When no tier 1 keyword matches, the office string is tested against a series of compiled regular expressions. These handle structural patterns that keyword matching cannot.

Patternoffice_leveloffice_categoryExample matches
(?i)^(us|united states) (rep|senator)federallegislative“US Rep District 4”
(?i)district judge.*district \d+countyjudicial“District Judge 21st Judicial District”
(?i)(city|town|village) (of|de) .+ (council|trustee|board)locallegislative“Town of Cary Council”
(?i)independent school district.*\d+localeducation“Independent School District 279 Board”
(?i)(municipal|mun\.?) (utility|water|sewer) districtlocalspecial_district“Municipal Utility District 14”
(?i)community college.*trusteelocaleducation“Community College District Trustee”
(?i)(precinct|ward) (chair|committee)localparty“Precinct 12 Committee Chair”
(?i)conservation district (super|board|dir)localspecial_district“Conservation District Supervisor”
(?i)(drainage|levee|flood) (district|board)localspecial_district“Drainage District 7 Board”
(?i)hospital district (board|dir|trustee)localspecial_district“Hospital District Board Member”
(?i)park (district|board) (comm|dir|trustee)localspecial_district“Park District Commissioner”
(?i)sanitary districtlocalspecial_district“Sanitary District Trustee”
(?i)mosquito (abatement|control) districtlocalspecial_district“Mosquito Abatement District Trustee”
(?i)(borough|parish) (council|president|assembly)countylegislative“Borough Assembly Member”
(?i)district attorneycountylaw_enforcement“District Attorney 26th District”

Regex patterns are tested in order. The first match wins. All patterns use case-insensitive mode.

Tier 3: Embedding similarity

Office strings that pass through tiers 1 and 2 unclassified are embedded using text-embedding-3-large (3072 dimensions) and compared against a reference set of known office type embeddings via FAISS nearest-neighbor search.

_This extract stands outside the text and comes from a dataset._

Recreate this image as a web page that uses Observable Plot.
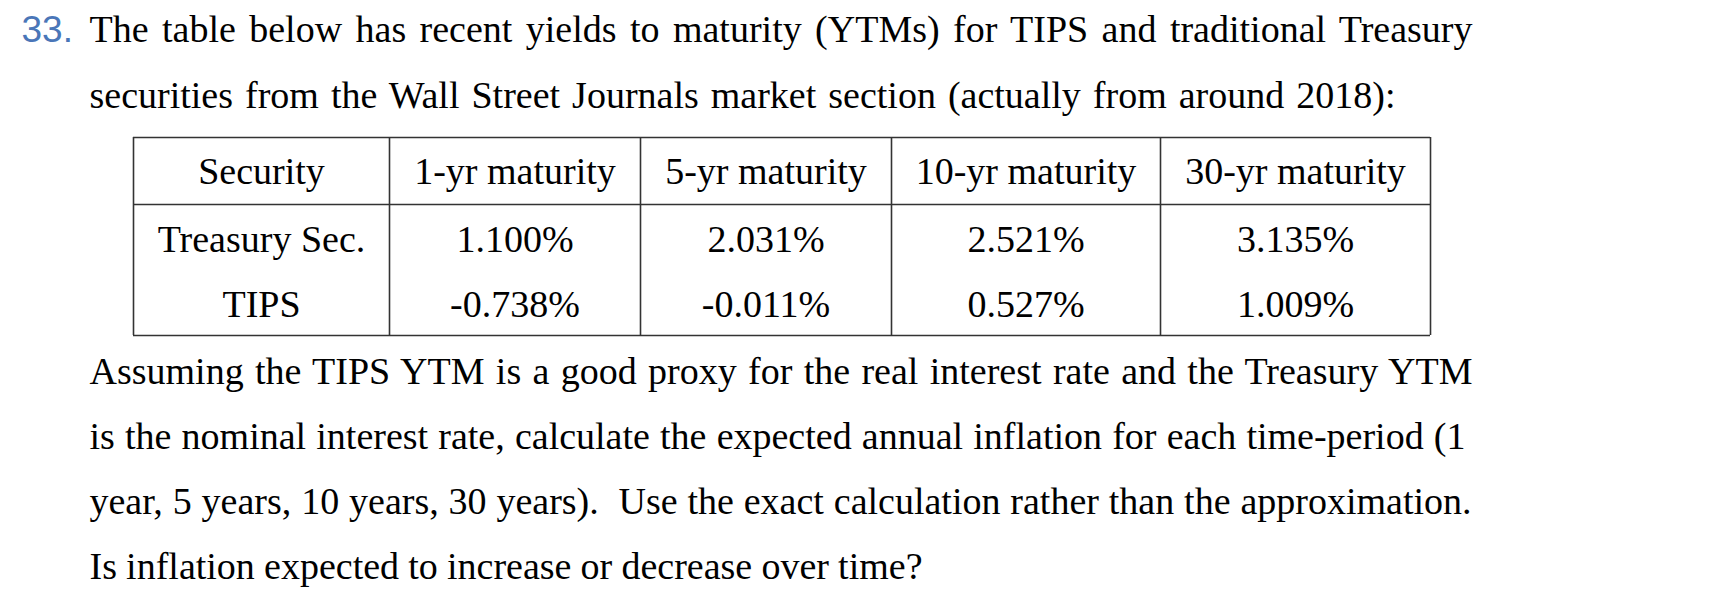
<!DOCTYPE html>
<html><head><meta charset="utf-8">
<script src="https://cdn.jsdelivr.net/npm/d3@7"></script>
<script src="https://cdn.jsdelivr.net/npm/@observablehq/plot@0.6"></script>
<style>html,body{margin:0;padding:0;background:#fff;overflow:hidden}</style>
</head><body><div id="chart"></div>
<script>
// ---- data ----
const questionNumber = "33.";
const introLines = [
  "The table below has recent yields to maturity (YTMs) for TIPS and traditional Treasury",
  "securities from the Wall Street Journals market section (actually from around 2018):"
];
const headers = ["Security", "1-yr maturity", "5-yr maturity", "10-yr maturity", "30-yr maturity"];
const securities = ["Treasury Sec.", "TIPS"];
const treasuryYields = [1.100, 2.031, 2.521, 3.135];
const tipsYields = [-0.738, -0.011, 0.527, 1.009];
const questionLines = [
  "Assuming the TIPS YTM is a good proxy for the real interest rate and the Treasury YTM",
  "is the nominal interest rate, calculate the expected annual inflation for each time-period (1",
  "year, 5 years, 10 years, 30 years).  Use the exact calculation rather than the approximation.",
  "Is inflation expected to increase or decrease over time?"
];

// ---- layout ----
const W = 1710, H = 598, FS = 38, FONT = "Liberation Serif";
const textLeft = 89, numberX = 21;
const introBase0 = 41, introStep = 66;
const questionBase0 = 383, questionStep = 65;
const introRight = [1472, 1395];
const questionRight = [1472, 1465, 1471, 922];
const colEdges = [133, 389, 640, 891, 1160, 1430];
const rowEdges = [137, 204, 335];
const rowBaselines = [183, 251, 316];
const mid = (b, fs = FS) => b - 0.32 * fs;
const fmt = v => v.toFixed(3) + "%";

const paragraph = [
  ...introLines.map((t, i) => ({t, x: textLeft, y: mid(introBase0 + i * introStep), r: introRight[i]})),
  ...questionLines.map((t, i) => ({t, x: textLeft, y: mid(questionBase0 + i * questionStep), r: questionRight[i]}))
];
const cells = [];
const rows = [headers, ...securities.map((s, r) => [s, ...(r === 0 ? treasuryYields : tipsYields).map(fmt)])];
rows.forEach((row, r) => row.forEach((t, c) => cells.push({t, x: (colEdges[c] + colEdges[c + 1]) / 2, y: mid(rowBaselines[r])})));

const hLines = rowEdges.map(y => ({y, x1: colEdges[0], x2: colEdges[colEdges.length - 1]}));
const vLines = colEdges.map(x => ({x, y1: rowEdges[0], y2: rowEdges[2]}));

const svg = Plot.plot({
  width: W, height: H, margin: 0,
  x: {domain: [0, W], range: [0, W], axis: null},
  y: {domain: [0, H], range: [0, H], axis: null},
  style: {fontFamily: FONT, background: "#fff"},
  marks: [
    Plot.ruleY(hLines, {y: "y", x1: "x1", x2: "x2", stroke: "#333", strokeWidth: 1.6}),
    Plot.ruleX(vLines, {x: "x", y1: "y1", y2: "y2", stroke: "#333", strokeWidth: 1.6}),
    Plot.text([questionNumber], {x: () => numberX, y: () => mid(introBase0, 37), text: d => d, textAnchor: "start", fontSize: 37, fontFamily: "Liberation Sans", fill: "#4a76b8"}),
    Plot.text(paragraph, {x: "x", y: "y", text: "t", textAnchor: "start", fontSize: FS, fontFamily: FONT, fill: "#000", className: "para"}),
    Plot.text(cells, {x: "x", y: "y", text: "t", textAnchor: "middle", fontSize: FS, fontFamily: FONT, fill: "#000"})
  ]
});
document.getElementById("chart").append(svg);
// justify each paragraph line to its measured right edge by spreading word spaces
svg.querySelectorAll("g.para text").forEach((t, i) => {
  const natural = t.getComputedTextLength();
  const spaces = (t.textContent.match(/ /g) || []).length;
  t.style.whiteSpace = "pre";
  t.style.wordSpacing = ((paragraph[i].r - paragraph[i].x - natural) / spaces) + "px";
});
</script></body></html>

  • Threshold: cosine similarity ≥ 0.85 against the nearest known office type.
  • Reference set: the canonical office types defined by tiers 1 and 2, plus manually curated additions for jurisdiction-specific titles.
  • Examples resolved at tier 3:
    • “Moderator” → local / legislative (New England town meeting role)
    • “Fence Viewer” → local / administrative (historical New England office)
    • “Pound Keeper” → local / administrative
    • “Surveyor of Highways” → local / administrative
    • “Oyster Commissioner” → local / special_district (Maryland)

Tier 3 handles 2,340 unique office strings — mostly jurisdiction-specific titles, historical offices, and compound names that do not match keyword or regex patterns.

Tier 4: LLM classification

The remaining 848 office strings are sent to Claude Sonnet with a structured prompt that provides the office name, the state, and the county (where available). The LLM returns office_level, office_category, and a brief rationale.

Every tier 4 decision is recorded in the decision log with:

  • decision_id
  • input_string (the original office name)
  • output_level and output_category
  • llm_request_id
  • rationale (the LLM’s explanation)

Tier 4 classifications can be overridden by adding entries to the tier 1 or tier 2 tables in subsequent pipeline versions. Once an office string is promoted to tier 1 or tier 2, it is classified deterministically on all future runs.

Office level and category enumerations

office_level values: federal, state, county, local.

office_category values: executive, legislative, judicial, law_enforcement, administrative, education, special_district, party.

These enumerations are defined in the Enumerations Reference. Every classified office receives exactly one level and one category.

Handling ambiguity

Some office strings are genuinely ambiguous:

  • “Board of Commissioners” could be county or municipal depending on jurisdiction.
  • “Trustee” alone could be township, school board, or special district.
  • “Judge” without a court name could be any judicial level.

In these cases, the pipeline uses jurisdiction context (state, county, FIPS code) to disambiguate. If the jurisdiction does not resolve the ambiguity, the string is sent to tier 3 or 4 with the full context attached.